Job
Images are not part of the copy; transcribe all the data exactly.

Dataset extract
_____
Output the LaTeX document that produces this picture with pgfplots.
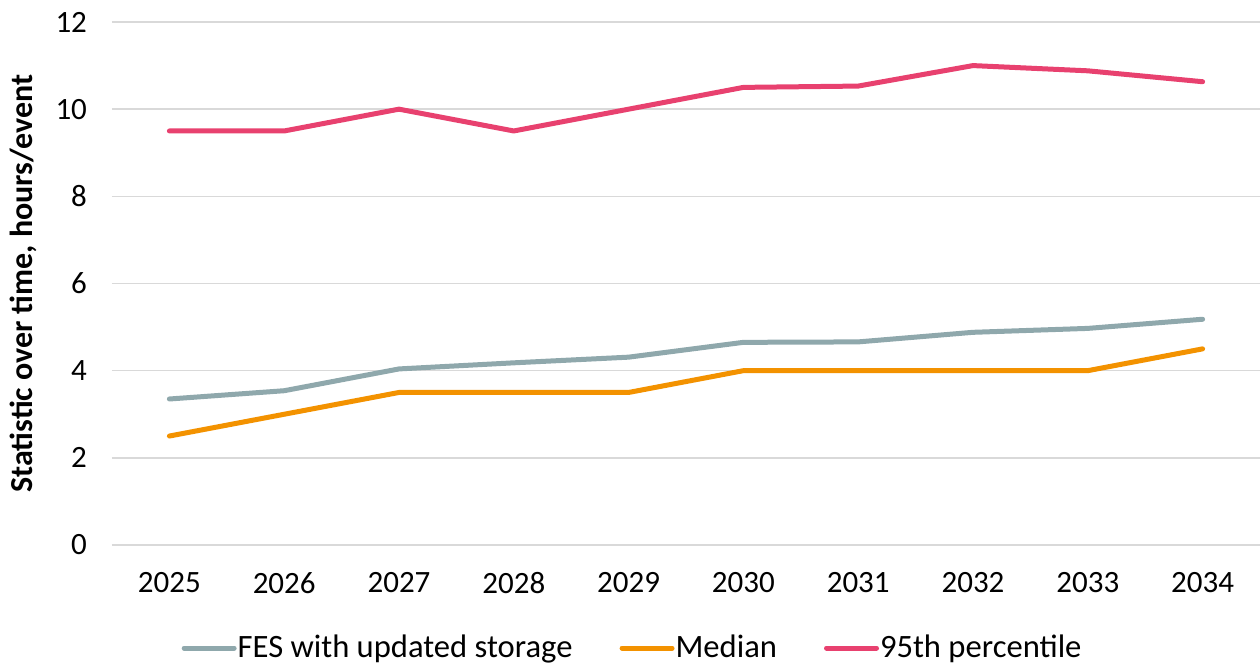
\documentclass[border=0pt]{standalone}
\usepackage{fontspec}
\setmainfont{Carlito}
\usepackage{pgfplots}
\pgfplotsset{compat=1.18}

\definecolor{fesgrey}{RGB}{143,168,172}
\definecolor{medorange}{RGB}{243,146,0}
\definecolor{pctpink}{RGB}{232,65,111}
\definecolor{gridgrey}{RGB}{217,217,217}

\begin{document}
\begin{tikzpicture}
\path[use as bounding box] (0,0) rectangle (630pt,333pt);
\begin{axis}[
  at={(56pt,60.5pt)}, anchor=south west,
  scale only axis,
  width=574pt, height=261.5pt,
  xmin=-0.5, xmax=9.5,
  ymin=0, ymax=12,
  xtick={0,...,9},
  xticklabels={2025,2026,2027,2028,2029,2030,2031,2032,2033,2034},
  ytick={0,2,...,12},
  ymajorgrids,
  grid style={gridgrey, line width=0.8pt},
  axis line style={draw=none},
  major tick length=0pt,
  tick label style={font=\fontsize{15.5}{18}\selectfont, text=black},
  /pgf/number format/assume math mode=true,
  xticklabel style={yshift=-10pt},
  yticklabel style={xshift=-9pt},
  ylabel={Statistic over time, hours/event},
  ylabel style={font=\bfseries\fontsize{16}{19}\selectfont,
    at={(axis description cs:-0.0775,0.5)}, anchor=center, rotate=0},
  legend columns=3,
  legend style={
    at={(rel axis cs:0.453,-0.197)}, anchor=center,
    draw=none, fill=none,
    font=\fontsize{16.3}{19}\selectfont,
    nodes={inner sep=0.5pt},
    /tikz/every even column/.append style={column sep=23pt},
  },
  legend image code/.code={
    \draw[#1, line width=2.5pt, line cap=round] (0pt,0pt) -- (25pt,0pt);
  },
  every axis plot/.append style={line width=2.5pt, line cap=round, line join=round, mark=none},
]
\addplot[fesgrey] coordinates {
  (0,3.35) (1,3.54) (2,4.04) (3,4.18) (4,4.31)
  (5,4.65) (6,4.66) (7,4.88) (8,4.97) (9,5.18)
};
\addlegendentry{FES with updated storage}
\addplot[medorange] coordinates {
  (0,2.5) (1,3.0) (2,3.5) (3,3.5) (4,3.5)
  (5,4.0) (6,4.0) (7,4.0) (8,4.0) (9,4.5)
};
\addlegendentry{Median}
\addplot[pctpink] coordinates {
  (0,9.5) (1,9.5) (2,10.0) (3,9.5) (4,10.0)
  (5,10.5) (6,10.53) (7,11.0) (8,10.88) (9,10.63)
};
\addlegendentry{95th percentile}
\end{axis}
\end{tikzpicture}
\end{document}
_____
Solution for this exercise
Output the LaTeX document that produces this picture with pgfplots.
\documentclass[border=0pt]{standalone}
\usepackage{fontspec}
\setmainfont{Carlito}
\usepackage{pgfplots}
\pgfplotsset{compat=1.18}

\definecolor{fesgrey}{RGB}{143,168,172}
\definecolor{medorange}{RGB}{243,146,0}
\definecolor{pctpink}{RGB}{232,65,111}
\definecolor{gridgrey}{RGB}{217,217,217}

\begin{document}
\begin{tikzpicture}
\path[use as bounding box] (0,0) rectangle (630pt,333pt);
\begin{axis}[
  at={(56pt,60.5pt)}, anchor=south west,
  scale only axis,
  width=574pt, height=261.5pt,
  xmin=-0.5, xmax=9.5,
  ymin=0, ymax=12,
  xtick={0,...,9},
  xticklabels={2025,2026,2027,2028,2029,2030,2031,2032,2033,2034},
  ytick={0,2,...,12},
  ymajorgrids,
  grid style={gridgrey, line width=0.8pt},
  axis line style={draw=none},
  major tick length=0pt,
  tick label style={font=\fontsize{15.5}{18}\selectfont, text=black},
  /pgf/number format/assume math mode=true,
  xticklabel style={yshift=-10pt},
  yticklabel style={xshift=-9pt},
  ylabel={Statistic over time, hours/event},
  ylabel style={font=\bfseries\fontsize{16}{19}\selectfont,
    at={(axis description cs:-0.0775,0.5)}, anchor=center, rotate=0},
  legend columns=3,
  legend style={
    at={(rel axis cs:0.453,-0.197)}, anchor=center,
    draw=none, fill=none,
    font=\fontsize{16.3}{19}\selectfont,
    nodes={inner sep=0.5pt},
    /tikz/every even column/.append style={column sep=23pt},
  },
  legend image code/.code={
    \draw[#1, line width=2.5pt, line cap=round] (0pt,0pt) -- (25pt,0pt);
  },
  every axis plot/.append style={line width=2.5pt, line cap=round, line join=round, mark=none},
]
\addplot[fesgrey] coordinates {
  (0,3.35) (1,3.54) (2,4.04) (3,4.18) (4,4.31)
  (5,4.65) (6,4.66) (7,4.88) (8,4.97) (9,5.18)
};
\addlegendentry{FES with updated storage}
\addplot[medorange] coordinates {
  (0,2.5) (1,3.0) (2,3.5) (3,3.5) (4,3.5)
  (5,4.0) (6,4.0) (7,4.0) (8,4.0) (9,4.5)
};
\addlegendentry{Median}
\addplot[pctpink] coordinates {
  (0,9.5) (1,9.5) (2,10.0) (3,9.5) (4,10.0)
  (5,10.5) (6,10.53) (7,11.0) (8,10.88) (9,10.63)
};
\addlegendentry{95th percentile}
\end{axis}
\end{tikzpicture}
\end{document}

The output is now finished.